→ To do:
Starting from the top of the material, restate each line exactly until the line that contains "const tempLabelX = [1.55, 13.66, 25.4];", which is also copied. Pictures are excluded.

→ Raw data:
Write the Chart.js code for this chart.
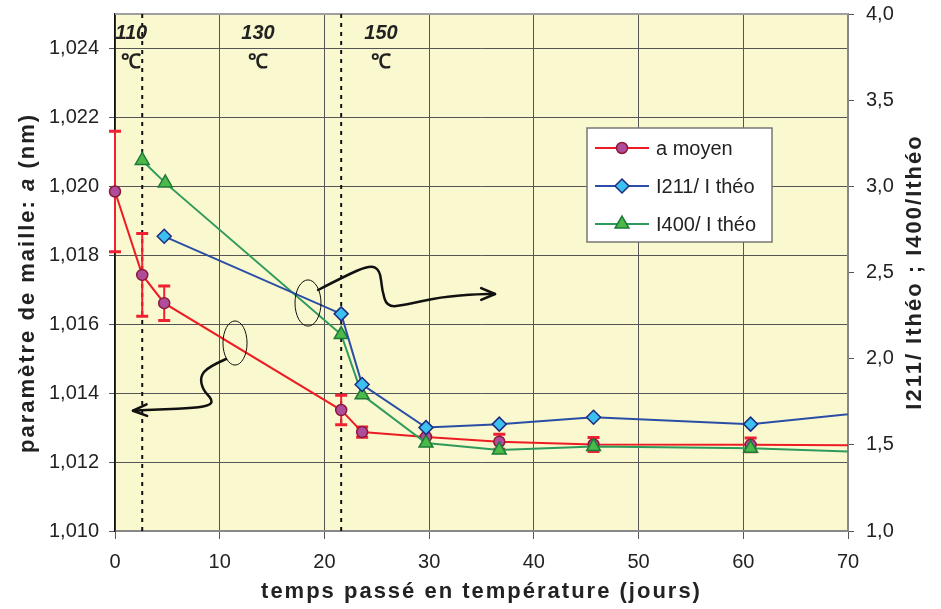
<!DOCTYPE html>
<html>
<head>
<meta charset="utf-8">
<script src="https://cdn.jsdelivr.net/npm/chart.js@4.4.1/dist/chart.umd.min.js"></script>
<style>
  body { margin: 0; background: #fff; }
  canvas { display: block; }
</style>
</head>
<body>
<canvas id="chart" width="941" height="609"></canvas>
<script>
// ---------- DATA ----------
// a moyen (nm), axe de gauche
const daysA = [0, 2.6, 4.7, 21.6, 23.6, 29.7, 36.7, 45.7, 60.7, 80];
const aMoyen = [1.01985, 1.01743, 1.01661, 1.01351, 1.01287, 1.01273, 1.01259, 1.01251, 1.0125, 1.01248];
const aErr = [0.00175, 0.0012, 0.0005, 0.00043, 0.00015, 0.00025, 0.00022, 0.0002, 0.0002, 0];

// rapports d'intensité, axe de droite
const days211 = [4.7, 21.6, 23.6, 29.7, 36.7, 45.7, 60.7, 80];
const i211 = [2.71, 2.26, 1.85, 1.6, 1.62, 1.66, 1.62, 1.74];
const days400 = [2.6, 4.8, 21.6, 23.6, 29.7, 36.7, 45.7, 60.7, 80];
const i400 = [3.15, 3.02, 2.14, 1.79, 1.51, 1.47, 1.49, 1.48, 1.44];

// axes
const xTicks = [0, 10, 20, 30, 40, 50, 60, 70];
const leftTicks = [1.010, 1.012, 1.014, 1.016, 1.018, 1.020, 1.022, 1.024];
const rightTicks = [1.0, 1.5, 2.0, 2.5, 3.0, 3.5, 4.0];

// changements de température (jours) et paliers
const tempChanges = [2.6, 21.6];
const tempLabels = ["110", "130", "150"];
const tempLabelX = [1.55, 13.66, 25.4];

// annotations à la main (x en jours, y en nm)
const arrowLeft = [[10.6, 1.01499], [8.88, 1.014758], [8.12, 1.014468], [8.4, 1.014091], [9.26, 1.013829],
  [9.17, 1.013655], [7.64, 1.013568], [4.3, 1.013525], [1.72, 1.01349]];
const arrowRight = [[19.39, 1.016992], [21.97, 1.017398], [24.36, 1.017717], [25.31, 1.017572], [25.5, 1.016992],
  [25.98, 1.016498], [27.7, 1.016556], [31.04, 1.016789], [34.86, 1.016876], [36.29, 1.016876]];
const ellipses = [[11.46, 1.015454, 1.15, 0.00064], [18.43, 1.016615, 1.24, 0.00067]];

const FONT = '"Liberation Sans", Arial, sans-serif';
const toPts = (xs, ys) => xs.map((x, i) => ({ x, y: ys[i] }));

// ---------- MARKERS ----------
function drawMarker(ctx, style, x, y, r) {
  ctx.beginPath();
  if (style === "circle") {
    ctx.arc(x, y, r, 0, Math.PI * 2);
  } else if (style === "rectRot") {
    ctx.moveTo(x, y - r); ctx.lineTo(x + r, y); ctx.lineTo(x, y + r); ctx.lineTo(x - r, y);
  } else {
    for (let k = 0; k < 3; k++) {
      const a = k * 2 * Math.PI / 3;
      const px = x + Math.sin(a) * r, py = y - Math.cos(a) * r;
      k === 0 ? ctx.moveTo(px, py) : ctx.lineTo(px, py);
    }
  }
  ctx.closePath();
  ctx.fill();
  ctx.stroke();
}

// ---------- PLUGIN ----------
const decor = {
  id: "decor",
  beforeDraw(chart) {
    const { ctx, chartArea: a } = chart;
    ctx.save();
    ctx.fillStyle = "#FAF8CE";
    ctx.fillRect(a.left, a.top, a.right - a.left, a.bottom - a.top);
    ctx.restore();
  },
  beforeDatasetsDraw(chart) {
    const { ctx, chartArea: a, scales } = chart;
    const xs = scales.x, ys = scales.y;
    ctx.save();
    // bord supérieur
    ctx.strokeStyle = "#a0a0a0";
    ctx.lineWidth = 2;
    ctx.beginPath(); ctx.moveTo(a.left, a.top); ctx.lineTo(a.right, a.top); ctx.stroke();

    // lignes pointillées des changements de température
    ctx.strokeStyle = "#111";
    ctx.lineWidth = 2;
    ctx.setLineDash([4, 5]);
    tempChanges.forEach(d => {
      const px = xs.getPixelForValue(d);
      ctx.beginPath(); ctx.moveTo(px, a.top); ctx.lineTo(px, a.bottom); ctx.stroke();
    });
    ctx.setLineDash([]);

    // barres d'erreur
    ctx.strokeStyle = "#EE2233";
    daysA.forEach((d, i) => {
      if (!aErr[i] || d > 70) return;
      const px = xs.getPixelForValue(d);
      const top = ys.getPixelForValue(aMoyen[i] + aErr[i]);
      const bot = ys.getPixelForValue(aMoyen[i] - aErr[i]);
      ctx.lineWidth = 2;
      ctx.beginPath(); ctx.moveTo(px, top); ctx.lineTo(px, bot); ctx.stroke();
      ctx.lineWidth = 3;
      ctx.beginPath();
      ctx.moveTo(px - 6, top); ctx.lineTo(px + 6, top);
      ctx.moveTo(px - 6, bot); ctx.lineTo(px + 6, bot);
      ctx.stroke();
    });
    ctx.restore();
  },
  afterDatasetsDraw(chart) {
    const { ctx, scales } = chart;
    const xs = scales.x, ys = scales.y;
    const P = p => [xs.getPixelForValue(p[0]), ys.getPixelForValue(p[1])];
    ctx.save();

    // paliers de température
    ctx.fillStyle = "#222";
    ctx.textAlign = "center";
    ctx.textBaseline = "middle";
    tempLabels.forEach((t, i) => {
      const px = xs.getPixelForValue(tempLabelX[i]);
      ctx.font = "italic bold 20px " + FONT;
      ctx.fillText(t, px, 33);
      ctx.font = "bold 20px " + FONT;
      ctx.fillText("℃", px, 62);
    });

    // ellipses
    ctx.strokeStyle = "#111";
    ctx.lineWidth = 1;
    ellipses.forEach(e => {
      const [cx, cy] = P(e);
      const rx = Math.abs(xs.getPixelForValue(e[0] + e[2]) - cx);
      const ry = Math.abs(ys.getPixelForValue(e[1] + e[3]) - cy);
      ctx.beginPath(); ctx.ellipse(cx, cy, rx, ry, 0, 0, Math.PI * 2); ctx.stroke();
    });

    // flèches
    ctx.lineWidth = 2.5;
    ctx.lineCap = "round";
    ctx.lineJoin = "round";
    [arrowLeft, arrowRight].forEach(list => {
      const pts = list.map(P);
      ctx.beginPath();
      ctx.moveTo(pts[0][0], pts[0][1]);
      for (let i = 1; i < pts.length - 1; i++) {
        const mx = (pts[i][0] + pts[i + 1][0]) / 2, my = (pts[i][1] + pts[i + 1][1]) / 2;
        ctx.quadraticCurveTo(pts[i][0], pts[i][1], mx, my);
      }
      const tip = pts[pts.length - 1], prev = pts[pts.length - 2];
      ctx.lineTo(tip[0], tip[1]);
      ctx.stroke();
      const ang = Math.atan2(tip[1] - prev[1], tip[0] - prev[0]);
      ctx.beginPath();
      ctx.moveTo(tip[0] - 15 * Math.cos(ang - 0.4), tip[1] - 15 * Math.sin(ang - 0.4));
      ctx.lineTo(tip[0], tip[1]);
      ctx.lineTo(tip[0] - 15 * Math.cos(ang + 0.4), tip[1] - 15 * Math.sin(ang + 0.4));
      ctx.stroke();
    });
    ctx.restore();
  },
  afterDraw(chart) {
    const { ctx, chartArea: a } = chart;
    ctx.save();

    // légende
    const lx = 587, ly = 128, lw = 185, lh = 114;
    ctx.fillStyle = "#fff";
    ctx.fillRect(lx, ly, lw, lh);
    ctx.strokeStyle = "#777";
    ctx.lineWidth = 1.5;
    ctx.strokeRect(lx, ly, lw, lh);
    ctx.font = "20px " + FONT;
    ctx.textBaseline = "middle";
    ctx.textAlign = "left";
    chart.data.datasets.forEach((ds, i) => {
      const y = ly + 20 + i * 38;
      ctx.strokeStyle = ds.borderColor;
      ctx.lineWidth = 2;
      ctx.beginPath(); ctx.moveTo(lx + 8, y); ctx.lineTo(lx + 62, y); ctx.stroke();
      ctx.fillStyle = ds.pointBackgroundColor;
      ctx.strokeStyle = ds.pointBorderColor;
      ctx.lineWidth = ds.pointBorderWidth;
      drawMarker(ctx, ds.pointStyle, lx + 35, y, ds.pointRadius);
      ctx.fillStyle = "#222";
      ctx.fillText(ds.label, lx + 69, y + 1);
    });

    // titres des axes
    ctx.fillStyle = "#222";
    ctx.letterSpacing = "2px";
    ctx.font = "bold 22px " + FONT;
    ctx.textAlign = "center";
    ctx.textBaseline = "alphabetic";
    ctx.fillText("temps passé en température (jours)", (a.left + a.right) / 2, 598);

    // titre gauche avec "a" en italique
    ctx.save();
    ctx.translate(28, 283);
    ctx.rotate(-Math.PI / 2);
    ctx.textBaseline = "middle";
    ctx.textAlign = "left";
    const parts = [["paramètre de maille: ", "bold"], ["a", "italic bold"], [" (nm)", "bold"]];
    let total = 0;
    parts.forEach(p => { ctx.font = p[1] + " 22px " + FONT; total += ctx.measureText(p[0]).width; });
    let x0 = -total / 2;
    parts.forEach(p => {
      ctx.font = p[1] + " 22px " + FONT;
      ctx.fillText(p[0], x0, 0);
      x0 += ctx.measureText(p[0]).width;
    });
    ctx.restore();

    // titre droit
    ctx.save();
    ctx.translate(915, 272);
    ctx.rotate(-Math.PI / 2);
    ctx.font = "bold 22px " + FONT;
    ctx.textAlign = "center";
    ctx.textBaseline = "middle";
    ctx.fillText("I211/ Ithéo ; I400/Ithéo", 0, 0);
    ctx.restore();

    ctx.restore();
  }
};

// ---------- CHART ----------
const clipArea = { left: 12, top: 12, right: 0, bottom: 12 };

new Chart(document.getElementById("chart"), {
  type: "line",
  data: {
    datasets: [
      {
        label: "a moyen",
        data: toPts(daysA, aMoyen),
        yAxisID: "y",
        borderColor: "#ED1C24",
        borderWidth: 2,
        pointStyle: "circle",
        pointRadius: 5.5,
        pointBackgroundColor: "#B04C9C",
        pointBorderColor: "#8B1A3A",
        pointBorderWidth: 1.5,
        clip: clipArea,
        order: 3,
      },
      {
        label: "I211/ I théo",
        data: toPts(days211, i211),
        yAxisID: "y1",
        borderColor: "#2A4EA6",
        borderWidth: 2,
        pointStyle: "rectRot",
        pointRadius: 7,
        pointBackgroundColor: "#3CC0F0",
        pointBorderColor: "#1F2C7F",
        pointBorderWidth: 1.5,
        clip: clipArea,
        order: 1,
      },
      {
        label: "I400/ I théo",
        data: toPts(days400, i400),
        yAxisID: "y1",
        borderColor: "#2E9A5B",
        borderWidth: 2,
        pointStyle: "triangle",
        pointRadius: 8,
        pointBackgroundColor: "#4BB848",
        pointBorderColor: "#1D7A3A",
        pointBorderWidth: 1.5,
        clip: clipArea,
        order: 2,
      },
    ],
  },
  options: {
    responsive: false,
    animation: false,
    layout: { padding: { top: 14, left: 0, right: 0, bottom: 0 } },
    plugins: { legend: { display: false }, tooltip: { enabled: false } },
    scales: {
      x: {
        type: "linear",
        min: 0,
        max: 70,
        afterBuildTicks: s => { s.ticks = xTicks.map(v => ({ value: v })); },
        afterFit: s => { s.height = 78; s.paddingLeft = 0; s.paddingRight = 0; },
        ticks: { color: "#222", font: { size: 20, family: FONT }, padding: 11 },
        grid: { color: "#555", lineWidth: 1, tickLength: 8, tickColor: "#555" },
        border: { color: "#888", width: 2 },
      },
      y: {
        position: "left",
        min: 1.010,
        max: 1.025,
        afterBuildTicks: s => { s.ticks = leftTicks.map(v => ({ value: v })); },
        afterFit: s => { s.width = 115; s.paddingTop = 0; s.paddingBottom = 0; },
        ticks: {
          color: "#222",
          font: { size: 20, family: FONT },
          padding: 10,
          callback: v => v.toFixed(3).replace(".", ","),
        },
        grid: { color: "#555", lineWidth: 1, tickLength: 6, tickColor: "#555" },
        border: { color: "#111", width: 1.5 },
      },
      y1: {
        position: "right",
        min: 1,
        max: 4,
        afterBuildTicks: s => { s.ticks = rightTicks.map(v => ({ value: v })); },
        afterFit: s => { s.width = 93; s.paddingTop = 0; s.paddingBottom = 0; },
        ticks: {
          color: "#222",
          font: { size: 20, family: FONT },
          padding: 12,
          callback: v => v.toFixed(1).replace(".", ","),
        },
        grid: { drawOnChartArea: false, tickLength: 6, tickColor: "#555" },
        border: { color: "#888", width: 2 },
      },
    },
  },
  plugins: [decor],
});
</script>
</body>
</html>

→ Answer for this exercise:
Write the Chart.js code for this chart.
<!DOCTYPE html>
<html>
<head>
<meta charset="utf-8">
<script src="https://cdn.jsdelivr.net/npm/chart.js@4.4.1/dist/chart.umd.min.js"></script>
<style>
  body { margin: 0; background: #fff; }
  canvas { display: block; }
</style>
</head>
<body>
<canvas id="chart" width="941" height="609"></canvas>
<script>
// ---------- DATA ----------
// a moyen (nm), axe de gauche
const daysA = [0, 2.6, 4.7, 21.6, 23.6, 29.7, 36.7, 45.7, 60.7, 80];
const aMoyen = [1.01985, 1.01743, 1.01661, 1.01351, 1.01287, 1.01273, 1.01259, 1.01251, 1.0125, 1.01248];
const aErr = [0.00175, 0.0012, 0.0005, 0.00043, 0.00015, 0.00025, 0.00022, 0.0002, 0.0002, 0];

// rapports d'intensité, axe de droite
const days211 = [4.7, 21.6, 23.6, 29.7, 36.7, 45.7, 60.7, 80];
const i211 = [2.71, 2.26, 1.85, 1.6, 1.62, 1.66, 1.62, 1.74];
const days400 = [2.6, 4.8, 21.6, 23.6, 29.7, 36.7, 45.7, 60.7, 80];
const i400 = [3.15, 3.02, 2.14, 1.79, 1.51, 1.47, 1.49, 1.48, 1.44];

// axes
const xTicks = [0, 10, 20, 30, 40, 50, 60, 70];
const leftTicks = [1.010, 1.012, 1.014, 1.016, 1.018, 1.020, 1.022, 1.024];
const rightTicks = [1.0, 1.5, 2.0, 2.5, 3.0, 3.5, 4.0];

// changements de température (jours) et paliers
const tempChanges = [2.6, 21.6];
const tempLabels = ["110", "130", "150"];
const tempLabelX = [1.55, 13.66, 25.4];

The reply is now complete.